The last thing the industry needs is pre-market approval of efficacy. As someone who has spent most of his life in Europe, the last think you want is an EFSA style pre-market health claims process.

Last week we had a beautiful example of quality science when we covered results of a new study from Sweden that were hailed as “results that cannot be ignored” by Cara Welch, PhD, VP of scientific and regulatory affairs for the Natural Products Association (NPA).

Dr Welch’s counterpart at the Council for Responsible Nutrition (CRN), Dr Duffy MacKay, said the study was exactly the kind of evidence that the industry needs to be producing to show how nutrition contributes to health and wellness.

With evidence like this, it would be very difficult to argue against the products, assuming they match the doses and formulations used in the study.

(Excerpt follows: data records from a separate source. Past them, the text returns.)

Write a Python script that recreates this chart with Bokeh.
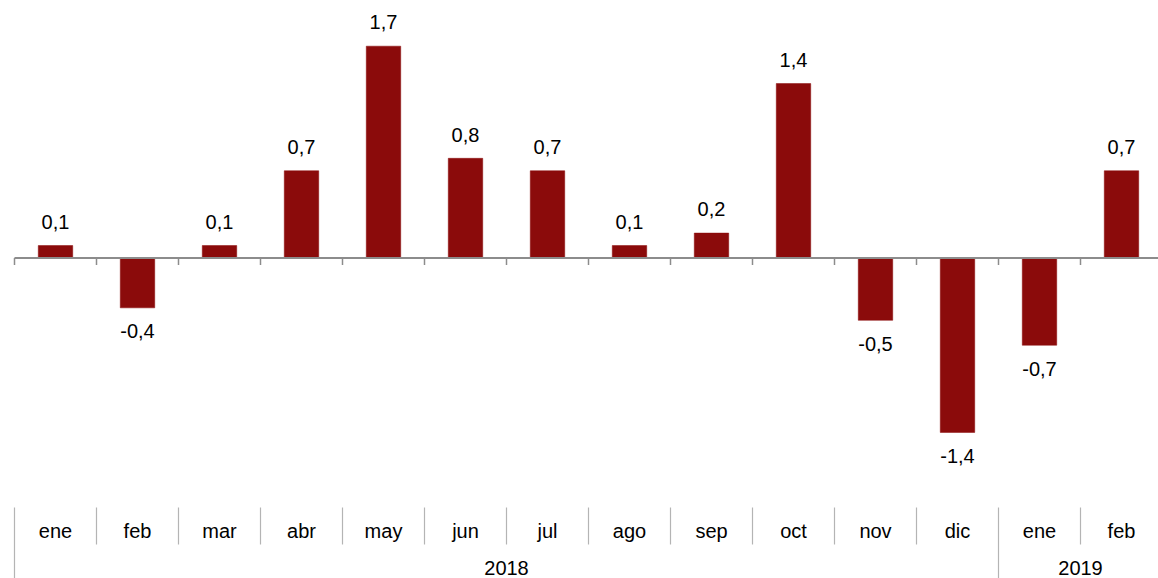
from bokeh.plotting import figure
from bokeh.models import Range1d, ColumnDataSource
from bokeh.core.properties import value
from bokeh.embed import file_html
from bokeh.resources import INLINE

months = ["ene", "feb", "mar", "abr", "may", "jun", "jul", "ago", "sep", "oct", "nov", "dic", "ene", "feb"]
values = [0.1, -0.4, 0.1, 0.7, 1.7, 0.8, 0.7, 0.1, 0.2, 1.4, -0.5, -1.4, -0.7, 0.7]
years = ["2018", "2019"]
year_counts = [12, 2]

FONT = value("Liberation Sans")
BAR = "#8B0B0B"

# layout constants (pixels)
W, H = 1158, 578
ZERO_PX = 257.5
PX_PER_UNIT = 124.6
CAT_PX = 82.0
LEFT_PX = 14.0
TXT_FIX = 8.0   # renderer places alphabetic baseline this much lower

def ypx(py):
    return (ZERO_PX - py) / PX_PER_UNIT

n = len(months)
p = figure(width=W, height=H, output_backend="svg", toolbar_location=None,
           x_range=Range1d(-LEFT_PX / CAT_PX, (W - LEFT_PX) / CAT_PX),
           y_range=Range1d(ypx(H), ypx(0)),
           min_border=0, min_border_left=0, min_border_right=0,
           min_border_top=0, min_border_bottom=0)
p.axis.visible = False
p.grid.visible = False
p.outline_line_color = None
p.background_fill_color = "white"
p.border_fill_color = "white"

xs = [i + 0.5 for i in range(n)]
src = ColumnDataSource(dict(
    x=xs, top=values, bottom=[0] * n,
    label=[f"{v:.1f}".replace(".", ",") for v in values],
    off=[(-15.7 - TXT_FIX) if v >= 0 else 23.5 for v in values],
    month=months,
))
p.vbar(x="x", top="top", bottom="bottom", width=0.42, source=src,
       fill_color=BAR, line_color=BAR, line_width=0.5)

# zero axis line and ticks
p.segment(x0=[0], y0=[0], x1=[n + 1], y1=[0], line_color="#8c8c8c", line_width=2)
bnds = list(range(n + 1))
p.segment(x0=bnds, y0=[0] * len(bnds), x1=bnds, y1=[ypx(264.5)] * len(bnds),
          line_color="#8c8c8c", line_width=1.5)

# value labels
p.text(x="x", y="top", text="label", source=src, y_offset="off",
       text_align="center", text_baseline="alphabetic",
       text_font=FONT, text_font_size="20px", text_color="black")

# month labels
p.text(x="x", y=ypx(538 - TXT_FIX), text="month", source=src,
       text_align="center", text_baseline="alphabetic",
       text_font=FONT, text_font_size="20px", text_color="black")

# separators in label area
grp_bounds = [0]
for c in year_counts:
    grp_bounds.append(grp_bounds[-1] + c)
short = [b for b in range(1, n) if b not in grp_bounds]
p.segment(x0=short, y0=[ypx(507)] * len(short), x1=short, y1=[ypx(544)] * len(short),
          line_color="#b4b4b4", line_width=1.2)
longb = grp_bounds[:-1]
p.segment(x0=longb, y0=[ypx(507)] * len(longb), x1=longb, y1=[ypx(H + 5)] * len(longb),
          line_color="#b4b4b4", line_width=1.2)

# year labels
ycent = [(grp_bounds[i] + grp_bounds[i + 1]) / 2 for i in range(len(years))]
p.text(x=ycent, y=[ypx(575 - TXT_FIX)] * len(years), text=years,
       text_align="center", text_baseline="alphabetic",
       text_font=FONT, text_font_size="20px", text_color="black")

open("out.html", "w").write(file_html(p, INLINE))
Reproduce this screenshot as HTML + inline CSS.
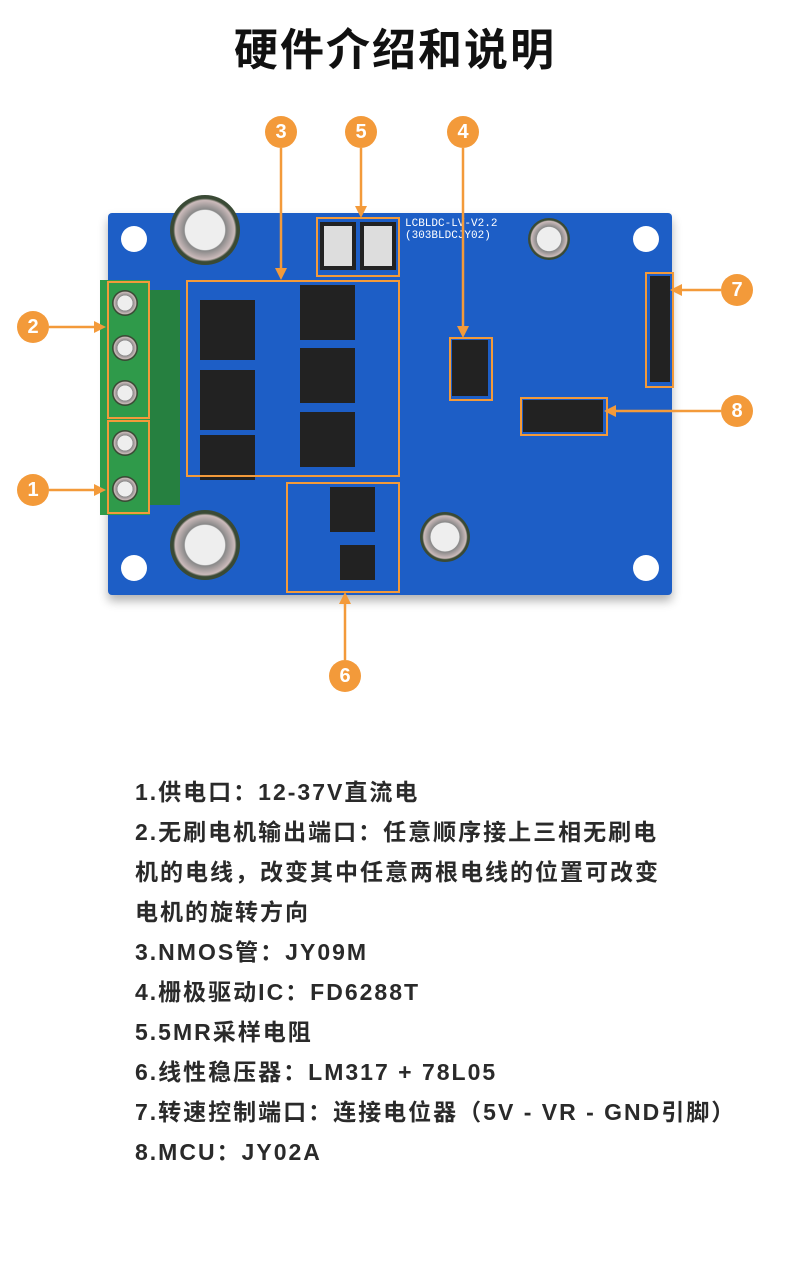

If you think I have stated the obvious then I am happy because it means you are focused on safety and efficacy. I would argue that many get caught up in the fine print of issues like the draft guidance for new dietary ingredients (NDIs) and they lose sight of the bigger picture.

Some companies may also dismiss my pleas in favor of quick profits – burn brightly, make a buck, and the fade away, leaving the rest to clean up the mess. Such players have no place in this industry.

So get those paint cans out, hoist the ladder up the facility wall, and write the following: Safety and efficacy.